On May 4 PBS aired a special report on private sector education. It purported to explore the comparisons between traditional higher education and private sector higher education. It found the private sector lacking.
There is no question that private sector higher education has to be committed to quality and placement success for its graduates, but so does traditional higher education. And assessment and public reporting of quality is essential for both the private sector and traditional higher education. Unfortunately, the PBS report did not address this central challenge for both. Instead, it presented an unfair portrayal based on underlying – but unstated premises. Those premises included the following: marketing is wrong; there is nothing that traditional schools need to improve; and the “industry has a black eye.”
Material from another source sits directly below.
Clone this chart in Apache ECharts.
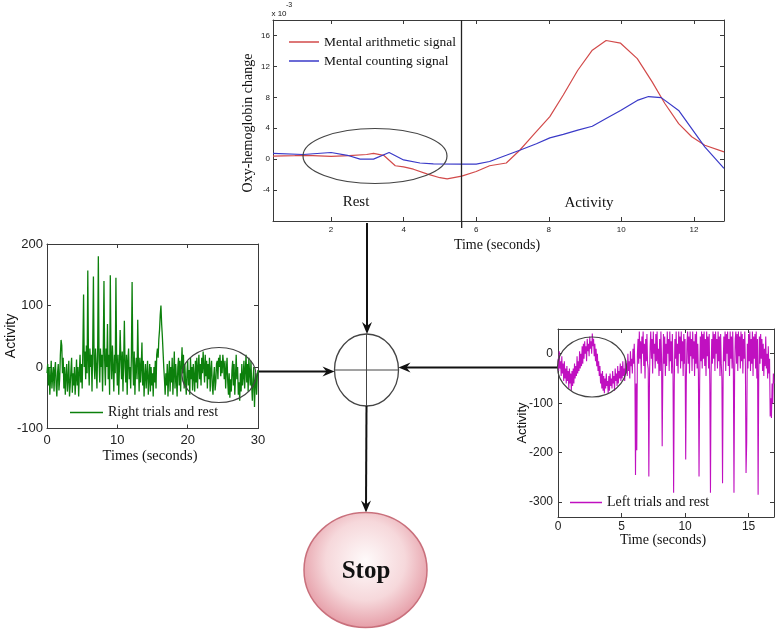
<!DOCTYPE html>
<html><head><meta charset="utf-8">
<script src="https://cdn.jsdelivr.net/npm/echarts@6/dist/echarts.min.js"></script>
<style>html,body{margin:0;padding:0;background:#fff}#c{width:776px;height:630px}</style>
</head><body><div id="c"></div>
<script>
// ---------- Top chart: oxy-hemoglobin change (x 10^-3) ----------
const redTime = [0.4, 1.0, 1.33, 2.0, 2.5, 2.98, 3.17, 3.45, 3.77, 4.0, 4.27, 4.64, 5.0, 5.2, 5.6, 6.0, 6.37, 6.83, 7.2, 7.57, 8.03, 8.4, 8.8, 9.2, 9.58, 9.98, 10.44, 10.85, 11.2, 11.58, 11.94, 12.3, 12.83];
const redOxy  = [0.4, 0.45, 0.5, 0.35, 0.45, 0.6, 0.75, 0.5, -0.85, -1.0, -1.3, -1.9, -2.4, -2.55, -2.2, -1.6, -0.85, -0.5, 1.15, 3.1, 5.5, 8.3, 11.5, 14.1, 15.35, 15.0, 13.0, 10.0, 7.2, 4.6, 2.9, 1.8, 0.95];
const blueTime = [0.4, 1.23, 2.0, 2.45, 2.8, 3.17, 3.6, 4.0, 4.45, 4.82, 5.6, 6.0, 6.37, 6.83, 7.2, 7.66, 8.03, 8.4, 8.8, 9.2, 9.58, 9.98, 10.44, 10.75, 11.1, 11.58, 11.94, 12.3, 12.83];
const blueOxy  = [0.75, 0.6, 0.86, 0.5, 0.0, 0.0, 0.86, -0.1, -0.5, -0.62, -0.64, -0.64, -0.3, 0.5, 1.16, 2.0, 2.75, 3.2, 3.75, 4.26, 5.25, 6.3, 7.6, 8.1, 7.96, 6.3, 3.96, 1.6, -1.2];
const restEnd = 5.6;
const topXTicks = [2, 4, 6, 8, 10, 12];
const topYTicks = [-4, 0, 4, 8, 12, 16];

// ---------- Left chart: right trials and rest (step 0.1 s) ----------
const rightStep = 0.1;
const rightActivity = [
-10,5,-30,0,-45,-20,10,-35,-15,0,
-40,-5,8,-30,-48,-10,5,-38,-20,20,
44,35,-10,15,-35,0,-45,-15,5,-40,
-20,10,-48,-30,-5,15,-42,-10,-30,0,
-45,-20,12,-30,0,-48,-10,20,-25,5,
-35,30,118,0,25,-20,35,-10,157,10,
-30,30,0,20,-40,35,147,5,-20,30,
0,-35,25,180,10,-25,30,0,20,-40,
25,140,10,-30,30,0,70,-20,20,-45,
149,15,-20,35,0,-40,20,-10,145,10,
-30,20,-45,0,60,15,-20,25,-40,10,
75,0,-25,20,-45,10,30,-20,0,-35,
20,138,10,-30,25,-45,0,15,-20,77,
5,-40,15,-25,0,40,-30,10,-48,-15,
5,-35,-10,10,-45,-20,5,-40,0,-30,
-10,-48,0,-25,10,-35,20,30,15,45,
60,85,100,70,50,25,0,-20,-45,-10,
-30,5,-48,-15,10,-40,0,-25,15,-45,
-10,25,-35,5,-20,-48,0,15,-30,10,
-40,0,32,-10,20,-35,5,-25,-45,-10,
10,-30,-5,-45,15,-20,0,-38,5,-15,
-40,10,-25,15,-35,0,20,-20,5,-30,
15,-10,25,0,-25,20,-15,10,-35,5,
-20,15,-40,-5,10,-30,-45,-15,0,-38,
-25,5,10,-20,15,0,20,-15,10,-10,
20,5,-20,10,-35,-5,15,-25,-45,-10,
-50,-20,-40,-5,10,-30,5,-45,-15,20,
-20,0,-45,-25,-55,-10,-40,5,-30,-15,
10,-35,-5,20,-25,5,-40,15,-10,-30,
10,-30,-55,-20,0,-65,-25,-10,-45,-15,
-5];
const leftXTicks = [0, 10, 20, 30];
const leftYTicks = [-100, 0, 100, 200];

// ---------- Right chart: left trials and rest (step 0.05 s) ----------
const leftStep = 0.05;
const leftActivity = [
-10,-35,5,-30,-15,-45,-5,-40,-20,-55,-15,-50,-30,-60,-25,-55,-35,-70,-30,-60,
-40,-75,-35,-65,-30,-60,-20,-50,-25,-45,-5,-40,-15,-35,5,-30,0,-25,15,-20,
20,-10,25,0,15,-15,30,5,20,-5,35,10,25,0,41,15,30,-5,20,-15,
10,-25,0,-35,-15,-45,-25,-60,-40,-70,-35,-75,-45,-80,-50,-70,-40,-65,-55,-80,
-45,-75,-40,-65,-50,-70,-35,-60,-45,-75,-30,-55,-40,-65,-25,-60,-35,-50,-20,-55,
-25,-50,-15,-45,-30,-55,-10,-40,-20,-45,0,-35,-15,-50,5,-25,-10,-40,10,-20,
20,-30,-245,-60,-195,0,30,-20,45,-10,25,-40,35,0,45,-25,20,-50,30,-15,
40,-20,-30,-248,-50,15,45,-10,30,-40,45,0,20,-30,40,-15,45,-20,10,-45,
30,-35,45,-10,-187,-40,40,-20,35,-45,20,-25,45,0,30,-35,45,-15,25,-40,
40,-30,-281,-60,30,-10,45,-25,20,-40,45,0,35,-30,45,-15,25,-45,40,-20,
30,-214,-50,20,45,-20,35,-40,45,-5,30,-35,45,-10,25,-45,40,-20,45,-30,
20,-40,-248,-55,35,-15,45,-30,40,-10,45,-25,30,-45,45,-5,35,-30,40,-60,
-281,-40,30,-20,45,-10,40,-35,45,0,30,-30,45,-15,35,-45,40,-20,-50,-262,
-30,35,-15,45,-35,40,0,45,-25,30,-45,45,-10,35,-30,45,-20,-281,-40,30,
45,-20,40,-35,45,-5,35,-30,45,-15,40,-40,30,-10,45,-25,-241,-180,20,-30,
40,-15,45,-35,30,-20,45,-45,35,-10,40,-30,45,-50,30,-285,-40,35,-20,40,
-10,30,-35,20,-45,10,-25,35,-30,0,-50,15,-40,-10,-127,-90,-130,-60,-100,-40,
-60];
const rightXTicks = [0, 5, 10, 15];
const rightYTicks = [-300, -200, -100, 0];

// ---------- helpers ----------
const AX = '#3a3a3a';
const SANS = '"Liberation Sans", Arial, sans-serif';
const SERIF = '"Liberation Serif", "Times New Roman", serif';
function xAx(gi, min, max, ticks, fs, margin, pos, showLabel) {
  return {type:'value', gridIndex:gi, min:min, max:max, position:pos,
    axisLine:{show:true, onZero:false, lineStyle:{color:AX, width:1}},
    axisTick:{show:true, inside:true, length:4, customValues:ticks, lineStyle:{color:AX}},
    axisLabel:{show:showLabel, customValues:ticks, fontSize:fs, margin:margin, color:'#222', fontFamily:SANS},
    splitLine:{show:false}};
}
function yAx(gi, min, max, ticks, fs, margin, pos, showLabel) {
  return {type:'value', gridIndex:gi, min:min, max:max, position:pos,
    axisLine:{show:true, onZero:false, lineStyle:{color:AX, width:1}},
    axisTick:{show:true, inside:true, length:4, customValues:ticks, lineStyle:{color:AX}},
    axisLabel:{show:showLabel, customValues:ticks, fontSize:fs, margin:margin, color:'#222', fontFamily:SANS},
    splitLine:{show:false}};
}
function head(x, y, dir) {
  const L = 12, W = 5, N = 8;
  let pts;
  if (dir === 'down') pts = [[x,y],[x-W,y-L],[x,y-N],[x+W,y-L]];
  else if (dir === 'right') pts = [[x,y],[x-L,y-W],[x-N,y],[x-L,y+W]];
  else pts = [[x,y],[x+L,y-W],[x+N,y],[x+L,y+W]];
  return {type:'polygon', z:100, shape:{points:pts}, style:{fill:'#111'}};
}
function seg(x1,y1,x2,y2,w,c) {
  return {type:'line', z:100, shape:{x1:x1,y1:y1,x2:x2,y2:y2}, style:{stroke:c||'#111', lineWidth:w||2}};
}
function ell(cx,cy,rx,ry,c,w) {
  return {type:'ellipse', z:100, shape:{cx:cx,cy:cy,rx:rx,ry:ry}, style:{fill:null, stroke:c||'#444', lineWidth:w||1.2}};
}
function txt(x,y,t,fs,fam,rot,extra) {
  return {type:'text', z:100, x:x, y:y, rotation:rot||0,
    style:Object.assign({text:t, fontSize:fs, fontFamily:fam, fill:'#111', align:'center', verticalAlign:'middle'}, extra||{})};
}

const chart = echarts.init(document.getElementById('c'));
const option = {
  animation:false,
  backgroundColor:'#fff',
  grid:[
    {left:273, top:20, width:451, height:201},
    {left:47, top:244, width:211, height:184.5},
    {left:558, top:329, width:216, height:188}
  ],
  xAxis:[
    xAx(0, 0.4, 12.83, topXTicks, 8, 5, 'bottom', true),
    xAx(0, 0.4, 12.83, topXTicks, 8, 5, 'top', false),
    xAx(1, 0, 30, leftXTicks, 13, 5, 'bottom', true),
    xAx(1, 0, 30, leftXTicks, 13, 5, 'top', false),
    xAx(2, 0, 17, rightXTicks, 12, 4, 'bottom', true),
    xAx(2, 0, 17, rightXTicks, 12, 4, 'top', false)
  ],
  yAxis:[
    yAx(0, -8, 18, topYTicks, 8, 3, 'left', true),
    yAx(0, -8, 18, topYTicks, 8, 3, 'right', false),
    yAx(1, -100, 200, leftYTicks, 13, 4, 'left', true),
    yAx(1, -100, 200, leftYTicks, 13, 4, 'right', false),
    yAx(2, -330, 50, rightYTicks, 12, 5, 'left', true),
    yAx(2, -330, 50, rightYTicks, 12, 5, 'right', false)
  ],
  legend:[
    {data:['Mental arithmetic signal','Mental counting signal'], orient:'vertical', left:289, top:35, padding:0,
     itemWidth:30, itemHeight:1.5, itemGap:5, icon:'rect', selectedMode:false,
     textStyle:{fontFamily:SERIF, fontSize:13.5, color:'#111', lineHeight:14}},
    {data:['Right trials and rest'], left:70, top:405, padding:0, itemWidth:33, itemHeight:1.5, icon:'rect', selectedMode:false,
     textStyle:{fontFamily:SERIF, fontSize:14, color:'#111', lineHeight:15}},
    {data:['Left trials and rest'], left:570, top:495, padding:0, itemWidth:32, itemHeight:1.5, icon:'rect', selectedMode:false,
     textStyle:{fontFamily:SERIF, fontSize:14, color:'#111', lineHeight:15}}
  ],
  series:[
    {name:'Mental arithmetic signal', type:'line', xAxisIndex:0, yAxisIndex:0, symbol:'none', color:'#d24a4a',
     lineStyle:{width:1.2}, data:redTime.map((t,i)=>[t, redOxy[i]]),
     markLine:{silent:true, symbol:['none','none'], label:{show:false}, lineStyle:{color:'#222', type:'solid', width:1.3},
       data:[{xAxis:restEnd}]}},
    {name:'Mental counting signal', type:'line', xAxisIndex:0, yAxisIndex:0, symbol:'none', color:'#3a3ac8',
     lineStyle:{width:1.2}, data:blueTime.map((t,i)=>[t, blueOxy[i]])},
    {name:'Right trials and rest', type:'line', xAxisIndex:2, yAxisIndex:2, symbol:'none', color:'#0c800c',
     lineStyle:{width:1.3}, data:rightActivity.map((v,i)=>[+(i*rightStep).toFixed(2), v])},
    {name:'Left trials and rest', type:'line', xAxisIndex:4, yAxisIndex:4, symbol:'none', color:'#c010c0',
     lineStyle:{width:1.1}, data:leftActivity.map((v,i)=>[+(i*leftStep).toFixed(2), v])}
  ]
};
chart.setOption(option);

const restPx = chart.convertToPixel({xAxisIndex:0, yAxisIndex:0}, [restEnd, -8]);

const g = [
  txt(279, 14, 'x 10', 8, SANS),
  txt(289, 5, '-3', 7, SANS),
  txt(248, 123, 'Oxy-hemoglobin change', 14, SERIF, Math.PI/2),
  txt(356, 202, 'Rest', 15, SERIF),
  txt(589, 203, 'Activity', 15, SERIF),
  txt(497, 245, 'Time (seconds)', 14, SERIF),
  seg(restPx[0], restPx[1], restPx[0], restPx[1] + 7, 1.3, '#222'),
  txt(11, 336, 'Activity', 14, SANS, Math.PI/2),
  txt(150, 456, 'Times (seconds)', 14.5, SERIF),
  txt(522, 423, 'Activity', 13, SANS, Math.PI/2),
  txt(663, 540, 'Time (seconds)', 14, SERIF),
  ell(375, 156, 72, 27.5),
  ell(219, 375, 37, 27.5),
  ell(592, 367, 34.5, 30),
  ell(366.5, 370, 32, 36, '#444', 1.3),
  seg(334.5, 370, 398.5, 370, 1, '#444'),
  seg(366.5, 334, 366.5, 406, 1, '#444'),
  seg(367, 223, 367, 326, 2), head(367, 334, 'down'),
  seg(259, 371.5, 327, 371.5, 2), head(334.5, 371.5, 'right'),
  seg(557, 367.5, 406, 367.5, 2), head(398.5, 367.5, 'left'),
  seg(366.5, 406, 366, 505, 2), head(366, 512.5, 'down'),
  {type:'ellipse', z:100, shape:{cx:365.5, cy:570, rx:61.5, ry:57.5},
   style:{fill:{type:'radial', x:0.5, y:0.42, r:0.62, colorStops:[
     {offset:0, color:'#fefafa'}, {offset:0.55, color:'#f6d8db'}, {offset:1, color:'#e3949f'}]},
     stroke:'#c9707c', lineWidth:1.5}},
  txt(366, 572, 'Stop', 25, SERIF, 0, {fontWeight:'bold'})
];
chart.setOption({graphic:{elements:g}});
</script></body></html>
It is too bad that PBS could not have told the full story about private sector institutions, including the story about those that are providing quality education to students in the same way that many traditional institutions strive to do. In his blog, North Carolina State University’s Chief Communications Office Joe Hice stated today that:
“The for-profit institutions are filling a need that is unmet by today’s state and private universities. All told, they have millions of students and they spend hundreds of millions of dollars promoting the importance of higher education in today’s economy. I don’t understand what’s wrong with that.”
Hice wraps up his blog by stating, “Take that PBS,” arguing that for-profit schools will significantly change the higher education industry in the coming years – a sentiment I find it hard to disagree with.